No Non-Hindus should be allowed to enter Char Dham: BJP MLA
Kedarnath MLA Asha Nautiyal’s sensibilities are hurt that non-Hindus consume meat and liquor, contrary to the religious sentiments of Hindu pilgrims on yatra

The anti-Muslim thrust of the Uttarakhand government continues — even if Kedarnath MLA Asha Nauityal, a long-time activist for women’s empowerment, is an unlikely candidate to be spouting this anti-Muslim rhetoric.
The BJP’s latest bete noir is non-Hindus entering Kedarnath, Badrinath, Gangotri and Yamunotri. The state government must, of course, impose a ban upon them.
What has hurt Nautiyal’s sensitivities in particular is that non-Hindus consume meat and liquor, thereby hurting the religious sentiments of Hindu pilgrims (now where have we heard that before?) who visit these shrines during the Char Dham yatra.
Obviously, Nautiyal is oblivious to the fact that ever since the formation of the state, its maximum revenues were garnered from the sale of liquor. Uttarakhand has earned over Rs 22,648 crore in revenues from liquor sales in the last two decades. This New Year of 2025 was rung in with the joyful clinking of liquor glasses and on 31 December evening alone the state earned Rs 14.26 crore from the sale of liquor.
Uttarakhandis, both pahadis and those living in the plains, enjoy liquor and make no bones about it.
Being a largely hill state, meat is also consumed in large quantities by both populations and, historically, they have no history of vegetarianism. Nepali labourers migrating to these hill towns in search of work have no record of vegetarianism either.
Yet Nautiyal held a meeting recently with local traders in Rudraprayag, in the course of which she claimed local traders had demanded such a ban.
But some random phone calls to local traders and dhaba owners in the area had them denying having made any such demand.
Nautiyal is planning to raise this issue with chief minister Pushkar Singh Dhami to ensure a ban on non-Hindus is imposed at the earliest.
The problem is that chief minister Dhami has little to show in terms of achievements. So, targeting the minority Muslim population is one way to distract the local population from the state government’s inability to fulfil their electoral promises.
In Kedarnath, Muslims do not comprise even 1 per cent of the population, with the hill regions having witnessed a major migration of this minority during the last five years.
During the Char Dham yatra, Muslims would arrive with their horses and ponies to take the pilgrims from Gaurinath up to the Kedarnath shrine. Some Muslims from Uttar Pradesh do reach Kedarnath when the yatra opens up for the public but return to their homes as soon as it ends.
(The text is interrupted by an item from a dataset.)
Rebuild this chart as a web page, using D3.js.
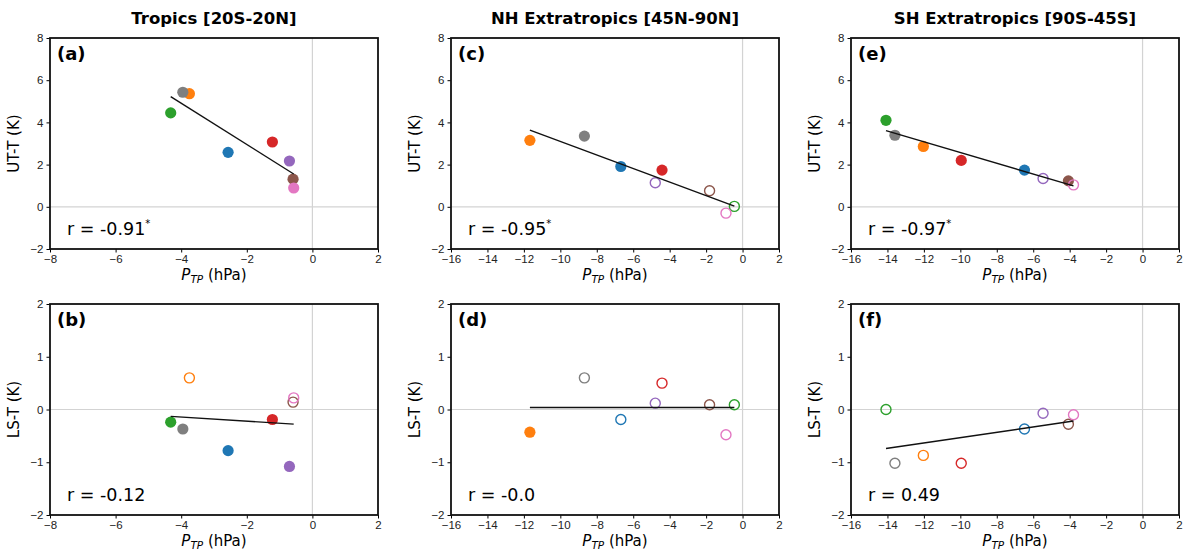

The problem is that many Muslim shopkeepers residing in the hills found their shops being vandalised and have had Bajrang Dal activists warning them to leave or they would face a threat to their lives.
With Dhami repeatedly speaking of Muslims indulging in ‘love jihad’, ‘land jihad’ and ‘thook jihad’ and the BJP wanting to establish a ‘Muslim-free’ state in this Devbhoomi, Nautiyal’s tirade is but a continuation of the anti-minority pattern.
The Uttarakhand Congress senior vice-president Suryakant Dhasmana addressed a press meet on this issue and emphasised that the BJP was determined to divide the country along communal lines.
The court’s opinion on this issue remains ambivalent. In August 2022, the Nainital High Court upheld a ban on meat sale within 500 metres of the river Ganga, stating it was in line with the Constitution owing to the sanctity of the Ganga.
Is it not imperative for the state government to build STPs along all the hilltowns to ensure untreated sewage is not emptied into the Ganga too, then?
Rather than address the key issues, skirting problems seems to be the easy way out.